One last thing I do want to mention is: ALL OF THE DOWNLOADABLE CONTENT FOR TITANFALL 2 IS FREE FOR ANYONE. As the game gains age, everyone will be able to get new maps and things without paying a dime. Electronic Arts says the reasoning for this is that they don’t want to divide the player base into two main categories: Ones that pay for the content, and those that won’t. This creates rifts in multiplayer for matchmaking, so by making it all free, there shouldn’t be any issues.
Overall, I think Titanfall 2 is a good FPS/Mech shooter. Everything is balanced out very well, and it is a fun game to play. It isn’t ground breaking by any means, but the experience is what I would expect from the former developers of Call of Duty. Overall, I give it a solid 7.5/10. It is good, but not great, and isn’t a grind but has plenty to do in its content. Currently, it is on sale for $30, and it is a 100% buy at that price. I splurged for the much more expensive collector’s edition (hence the pictures with the 1:1 wearable pilot’s helmet) and I don’t regret it one bit, but if you are on the fence about it for the $60 price, I am still having a great time playing it so I would recommend you give it a chance.
UPDATE: The first patch has been released on Wednesday November 30th, and some big chances have come, along with the first round of DLC. I know I had said earlier that ALL of the DLC is free, but that is apparently not the case. All of the Gameplay related DLC is free, the rest is paid for. I’ll explain.

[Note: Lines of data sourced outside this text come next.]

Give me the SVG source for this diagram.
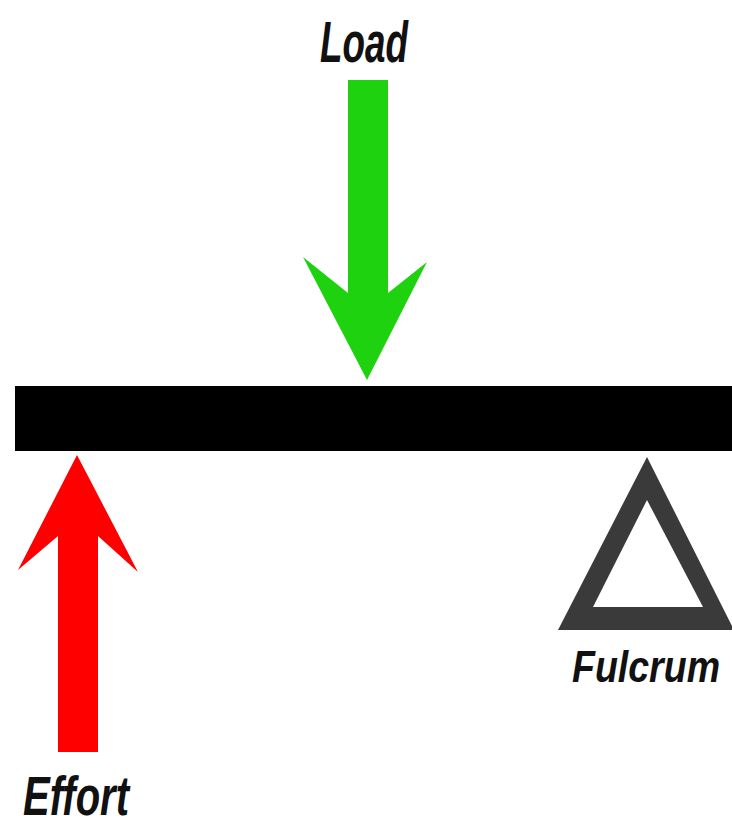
<svg xmlns="http://www.w3.org/2000/svg" width="732" height="825" viewBox="0 0 732 825">
<style>
.lbl{font-family:"Liberation Sans","DejaVu Sans",sans-serif;font-weight:bold;font-style:italic;fill:#111}
</style>
<rect width="732" height="825" fill="#ffffff"/>
<g id="beam"><rect x="15" y="386" width="717" height="65" fill="#000"/></g>
<g id="connectors">
<polygon id="load-arrow" points="348,80 388,80 388,293 427,262 367,380 303,257 348,293" fill="#1fd20f"/>
<polygon id="effort-arrow" points="58,752 98,752 98,536 138,572 77,455 18,570 58,536" fill="#ff0000"/>
</g>
<g id="load"><text class="lbl" x="320" y="62" font-size="58" textLength="88" lengthAdjust="spacingAndGlyphs">Load</text></g>
<g id="effort"><text class="lbl" x="23" y="815" font-size="56" textLength="106" lengthAdjust="spacingAndGlyphs">Effort</text></g>
<g id="fulcrum">
<path d="M647,457 L734,630 L558,630 Z M647,500 L593,607 L703,607 Z" fill="#3a3a3a" fill-rule="evenodd"/>
<text class="lbl" x="572" y="682" font-size="45" textLength="148" lengthAdjust="spacingAndGlyphs">Fulcrum</text>
</g>
</svg>
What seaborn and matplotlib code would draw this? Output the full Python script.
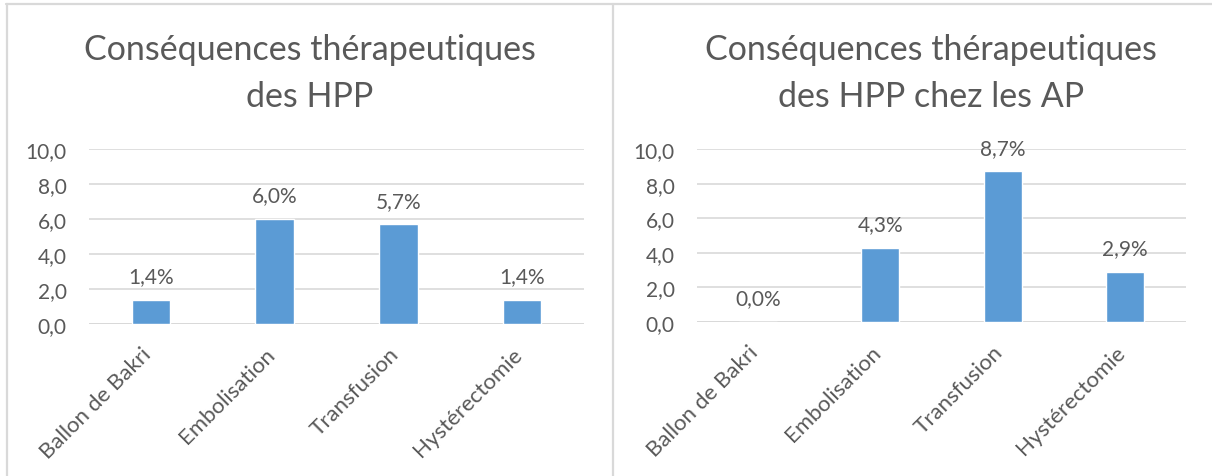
import pandas as pd
import matplotlib.pyplot as plt
import matplotlib.transforms as mtransforms
import seaborn as sns
from matplotlib.lines import Line2D
from matplotlib.ticker import FuncFormatter

# Données
categories = ['Ballon de Bakri', 'Embolisation', 'Transfusion', 'Hystérectomie']
valeurs_hpp = [1.4, 6.0, 5.7, 1.4]
valeurs_ap = [0.0, 4.3, 8.7, 2.9]
titre_hpp = 'Conséquences thérapeutiques\ndes HPP'
titre_ap = 'Conséquences thérapeutiques\ndes HPP chez les AP'
yticks = [0, 2, 4, 6, 8, 10]

sns.set_theme(style='white')
plt.rcParams['font.family'] = ['Lato', 'DejaVu Sans']

gris_texte = '#595959'
gris_grille = '#D9D9D9'
bleu = '#5B9BD5'

fig = plt.figure(figsize=(12.12, 4.77), dpi=100)

# Cadres gris (style Excel)
fig.add_artist(Line2D([6 / 1212, 1], [1 - 5 / 477, 1 - 5 / 477], color=gris_grille, lw=1.6))
fig.add_artist(Line2D([6.5 / 1212, 6.5 / 1212], [0, 1 - 5 / 477], color=gris_grille, lw=1.6))
fig.add_artist(Line2D([612.5 / 1212, 612.5 / 1212], [0, 1 - 5 / 477], color=gris_grille, lw=1.6))

ax1 = fig.add_axes([89 / 1212, 1 - 325 / 477, 495 / 1212, 175 / 477])
ax2 = fig.add_axes([697 / 1212, 1 - 323 / 477, 489 / 1212, 173 / 477])

# petit décalage vers la gauche des étiquettes inclinées
decalage = mtransforms.ScaledTranslation(-10 / 100, 0, fig.dpi_scale_trans)


def dessiner(ax, valeurs, titre, xc):
    df = pd.DataFrame({'Conséquence': categories, 'Pourcentage': valeurs})
    sns.barplot(data=df, x='Conséquence', y='Pourcentage', color=bleu,
                width=0.31, saturation=1, ax=ax)
    ax.set_ylim(0, 10)
    ax.set_yticks(yticks)
    ax.yaxis.set_major_formatter(FuncFormatter(lambda v, p: f'{v:.1f}'.replace('.', ',')))
    ax.yaxis.grid(True, color=gris_grille, lw=1.2)
    ax.set_axisbelow(True)
    for s in ax.spines.values():
        s.set_visible(False)
    ax.axhline(0, color=gris_grille, lw=1.4, zorder=0.5)
    ax.set_xlabel('')
    ax.set_ylabel('')
    ax.tick_params(axis='y', length=0, pad=16, labelsize=15, labelcolor=gris_texte)
    ax.tick_params(axis='x', length=0, pad=14, labelsize=16, labelcolor=gris_texte)
    for lab in ax.get_xticklabels():
        lab.set_rotation(45)
        lab.set_ha('right')
        lab.set_va('top')
        lab.set_rotation_mode('anchor')
        lab.set_transform(lab.get_transform() + decalage)
    # étiquettes de données
    for i, v in enumerate(valeurs):
        ax.annotate(f'{v:.1f}%'.replace('.', ','), (i, v), xytext=(0, 17),
                    textcoords='offset points', ha='center', va='center',
                    fontsize=15, color=gris_texte)
    lignes = titre.split('\n')
    fig.text(xc / 1212, 1 - 60 / 477, lignes[0], ha='center', va='baseline',
             fontsize=24.5, color=gris_texte)
    fig.text(xc / 1212, 1 - 107 / 477, lignes[1], ha='center', va='baseline',
             fontsize=24.5, color=gris_texte)


dessiner(ax1, valeurs_hpp, titre_hpp, 310)
dessiner(ax2, valeurs_ap, titre_ap, 931)

fig.savefig('out.png', dpi=100, facecolor='white')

If the developers have a new map or new game mode as part of their DLC, it is free. This first round was titled “Angel City Regeneration”, and the big part of this is the updated and highly favored map from the first Titanfall. This part is free for all players, regardless of whether or not they sprung for the standard edition or deluxe. The other part to his is that if a new gameplay mode is added, everyone will get it for free as well. This, as stated earlier, is to prevent matchmaking issues between those that would normally buy DLC, and those that would not.
The paid content is in the form of cosmetic changes. Warpaints, weapon/pilot/Titan camos, Nose Arts, and Callsigns and Banners all require money to get. It is all fairly inexpensive to purchase (The camos for all of the Pilots, Weapons, and Titans is $4, and all 20 Banners and Callsigns is $3), but just feels a bit odd to me. Unlike prior editions of Call of Duty where your displayed Banner for Multiplayer is earned by ranking up or completing challenges, there are two additional ways to earn them. One is now to buy some of them, and the other is the Advocate Gift, which is a random cosmetic unlock given as you rank up and advance. There are pages of these things, and it is all hidden so you don’t know what they look like until you unlock them. I think this is nice since you don’t know what you are expecting, but it makes it a grind to unlock all of them.
So, how does this affect my review? Well, it doesn’t. I’d still give the game the same score, but I am happy to see that the developers are looking at helping the game be better. Before this patch, Ion was probably one of the weaker Titans to use since it was just average in every category. With these new changes, Ion has become quite the force to be dealt with in the multiplayer. I’m also glad to see that new content being added isn’t just maps. New Callsigns and other cosmetics are nice to see, even if you have to pay for them.